In recent days, the Basque Government has requested to bring the Guernica painting to Euskadi for exhibition at the Guggenheim museum. However, this request has been denied by the Spanish Government, which argues it would jeopardize the artwork's conservation. This situation is not new, as the PNV has repeatedly requested the temporary transfer of the painting to Euskadi in 1981, 1998, 2006, 2010, 2017, and 2026, consistently facing refusal from the Kingdom of Spain.
Conservation issues of the painting have frequently been cited to justify the refusal. Nevertheless, sculptor Jorge Oteiza, in an opinion piece published in El Correo Español in 1988, revealed unknown facts about Picasso's Guernica. Oteiza explained that the cartoonist Uzelay, then a counselor and director of Fine Arts for the Basque Government, made inappropriate comments to Picasso during a conversation in Paris in 1937. Picasso, observing Uzelay's attitude, sent a message to Lehendakari Agirre to formally request the painting in writing, believing it belonged to the Basques, but this request never reached Picasso.
“"The cartoonist Uzelay —counselor and director of Fine Arts— believed that for the Basque Government, Guernica was pure rubbish, a mockery."
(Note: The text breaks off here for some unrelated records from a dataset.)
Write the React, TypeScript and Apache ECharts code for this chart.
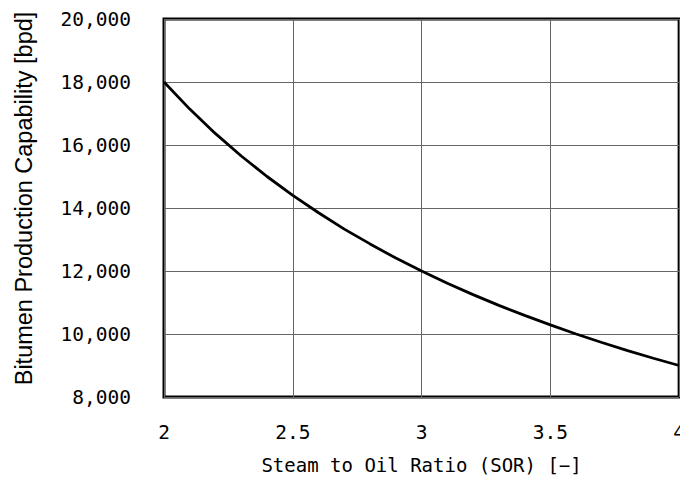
import React, { useEffect, useRef } from "react";
import * as echarts from "echarts";

const sor = [2, 2.1, 2.2, 2.3, 2.4, 2.5, 2.6, 2.7, 2.8, 2.9, 3, 3.1, 3.2, 3.3, 3.4, 3.5, 3.6, 3.7, 3.8, 3.9, 4];
const bitumen = [18000, 17140, 16360, 15650, 15000, 14400, 13850, 13330, 12860, 12410, 12000, 11610, 11250, 10910, 10590, 10290, 10000, 9730, 9470, 9230, 9000];

const xName = "Steam to Oil Ratio (SOR) [\u2212]";
const yName = "Bitumen Production Capability [bpd]";

export default function App() {
  const ref = useRef<HTMLDivElement>(null);
  useEffect(() => {
    const chart = echarts.init(ref.current!, null, { renderer: "svg" });
    const mono = "'DejaVu Sans Mono', monospace";
    chart.setOption({
      animation: false,
      backgroundColor: "#ffffff",
      grid: {
        left: 164,
        right: 5,
        top: 19,
        bottom: 93,
        show: true,
        borderColor: "#000",
        borderWidth: 3,
        backgroundColor: "transparent",
      },
      xAxis: {
        type: "value",
        min: 2,
        max: 4,
        interval: 0.5,
        name: xName,
        nameLocation: "middle",
        nameGap: 58,
        nameTextStyle: { fontFamily: mono, fontSize: 19, color: "#000" },
        axisLine: { show: false },
        axisTick: { show: false },
        axisLabel: {
          fontFamily: mono,
          fontSize: 19.5,
          color: "#000",
          margin: 25,
          formatter: (v: number) => String(v),
        },
        splitLine: { show: true, lineStyle: { color: "#666", width: 1 } },
      },
      yAxis: {
        type: "value",
        min: 8000,
        max: 20000,
        interval: 2000,
        name: yName,
        nameLocation: "middle",
        nameGap: 128,
        nameTextStyle: {
          fontFamily: "'Liberation Sans', Arial, sans-serif",
          fontSize: 23.5,
          color: "#000",
          padding: [0, 0, 0, 19],
        },
        axisLine: { show: false },
        axisTick: { show: false },
        axisLabel: {
          fontFamily: mono,
          fontSize: 19.5,
          color: "#000",
          margin: 33,
          formatter: (v: number) => v.toLocaleString("en-US"),
        },
        splitLine: { show: true, lineStyle: { color: "#666", width: 1 } },
      },
      series: [
        {
          type: "line",
          data: sor.map((x, i) => [x, bitumen[i]]),
          showSymbol: false,
          lineStyle: { color: "#000", width: 2.8 },
          z: 3,
        },
      ],
    });
    return () => chart.dispose();
  }, []);
  return <div ref={ref} style={{ width: 688, height: 490, margin: -8 }} />;
}
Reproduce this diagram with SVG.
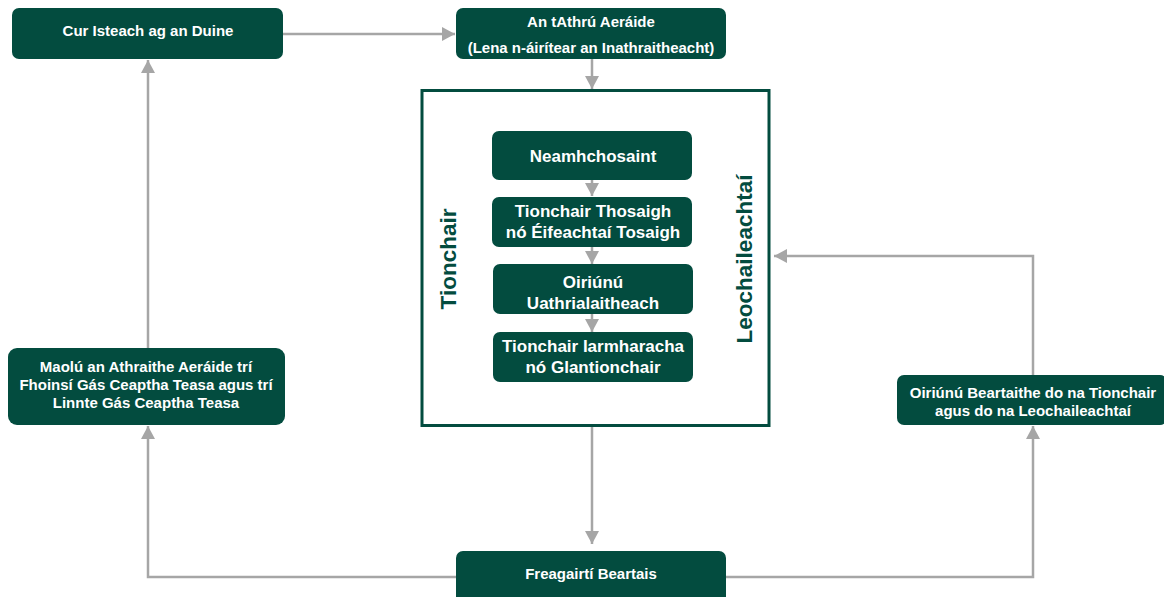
<svg xmlns="http://www.w3.org/2000/svg" width="1164" height="597" viewBox="0 0 1164 597">
<style>
.n{fill:#034c3f}
.t{font-family:"Liberation Sans",Arial,sans-serif;font-weight:bold;fill:#ffffff;text-anchor:middle;font-size:15px}
.ti{font-size:17px}
.c{fill:none;stroke:#a6a6a6;stroke-width:2.5}
.v{font-family:"Liberation Sans",Arial,sans-serif;font-weight:bold;fill:#034c3f;text-anchor:middle;font-size:22.5px}
</style>
<defs>
<marker id="ah" viewBox="0 0 13 14" refX="13" refY="7" markerWidth="13" markerHeight="14" markerUnits="userSpaceOnUse" orient="auto">
<path d="M0,0 L13,7 L0,14 Z" fill="#a6a6a6"/>
</marker>
</defs>
<rect width="1164" height="597" fill="#ffffff"/>
<g id="connectors">
<path class="c" d="M283,34 H455" marker-end="url(#ah)"/>
<path class="c" d="M592,59 V89" marker-end="url(#ah)"/>
<path class="c" d="M148,348 V60" marker-end="url(#ah)"/>
<path class="c" d="M456,577 H148 V426" marker-end="url(#ah)"/>
<path class="c" d="M726,577 H1033 V426" marker-end="url(#ah)"/>
<path class="c" d="M1033,375 V256 H774" marker-end="url(#ah)"/>
<path class="c" d="M592,426 V544" marker-end="url(#ah)"/>
<path class="c" d="M592,180 V196" marker-end="url(#ah)"/>
<path class="c" d="M592,247 V264" marker-end="url(#ah)"/>
<path class="c" d="M592,314 V332" marker-end="url(#ah)"/>
</g>
<g id="frame">
<rect x="422" y="90.5" width="347" height="335" fill="none" stroke="#034c3f" stroke-width="3"/>
<text class="v" transform="translate(456,259) rotate(-90)">Tionchair</text>
<text class="v" transform="translate(752,259) rotate(-90)">Leochaileachtaí</text>
</g>
<g id="n-human">
<rect class="n" x="12" y="8" width="271" height="51" rx="7"/>
<text class="t" x="148" y="36">Cur Isteach ag an Duine</text>
</g>
<g id="n-climate">
<rect class="n" x="456" y="8" width="270" height="51" rx="7"/>
<text class="t" x="591" y="27">An tAthrú Aeráide</text>
<text class="t" x="591" y="53">(Lena n-áirítear an Inathraitheacht)</text>
</g>
<g id="n-exposure">
<rect class="n" x="492" y="131" width="200" height="49" rx="7"/>
<text class="t ti" x="593" y="162">Neamhchosaint</text>
</g>
<g id="n-initial">
<rect class="n" x="492" y="197" width="200" height="50" rx="7"/>
<text class="t ti" x="593" y="217">Tionchair Thosaigh</text>
<text class="t ti" x="593" y="238">nó Éifeachtaí Tosaigh</text>
</g>
<g id="n-auto">
<rect class="n" x="493" y="264" width="200" height="50" rx="7"/>
<text class="t ti" x="593" y="288">Oiriúnú</text>
<text class="t ti" x="593" y="309">Uathrialaitheach</text>
</g>
<g id="n-residual">
<rect class="n" x="493" y="332" width="200" height="50" rx="7"/>
<text class="t ti" x="593" y="352">Tionchair Iarmharacha</text>
<text class="t ti" x="593" y="373">nó Glantionchair</text>
</g>
<g id="n-mitigation">
<rect class="n" x="8" y="348" width="277" height="77" rx="9"/>
<text class="t" x="146" y="372">Maolú an Athraithe Aeráide trí</text>
<text class="t" x="146" y="390">Fhoinsí Gás Ceaptha Teasa agus trí</text>
<text class="t" x="146" y="408">Linnte Gás Ceaptha Teasa</text>
</g>
<g id="n-adaptation">
<rect class="n" x="897" y="375" width="270" height="50" rx="7"/>
<text class="t" x="1033" y="398">Oiriúnú Beartaithe do na Tionchair</text>
<text class="t" x="1033" y="416">agus do na Leochaileachtaí</text>
</g>
<g id="n-policy">
<rect class="n" x="456" y="551" width="270" height="60" rx="7"/>
<text class="t" x="591" y="579">Freagairtí Beartais</text>
</g>
</svg>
Oteiza recalled that in 1962, on the 25th anniversary of the painting, Joseba Rezola, a former assistant to Agirre, called Basterretxea and him to Saint-Jean-de-Luz. They were publishing a small magazine called Gernika and were preparing a special issue for the anniversary. Oteiza suggested that the flower next to the broken sword in the painting, as a symbol of death and hope, could be used. However, Rezola responded that Guernica was not interesting. Oteiza stated that the PNV should acknowledge what happened and apologize to the Basque citizens, instead of continuing to request the painting temporarily.
Columnist Nikolas Xamardo, knowing the truth of the events, believes that Euskal Herria should demand the return of what belongs to it from the Spanish State. Furthermore, he emphasizes that Picasso's Guernica should remain in Gernika, the chartered town that symbolizes the freedom, democracy, and peace of the Basque People.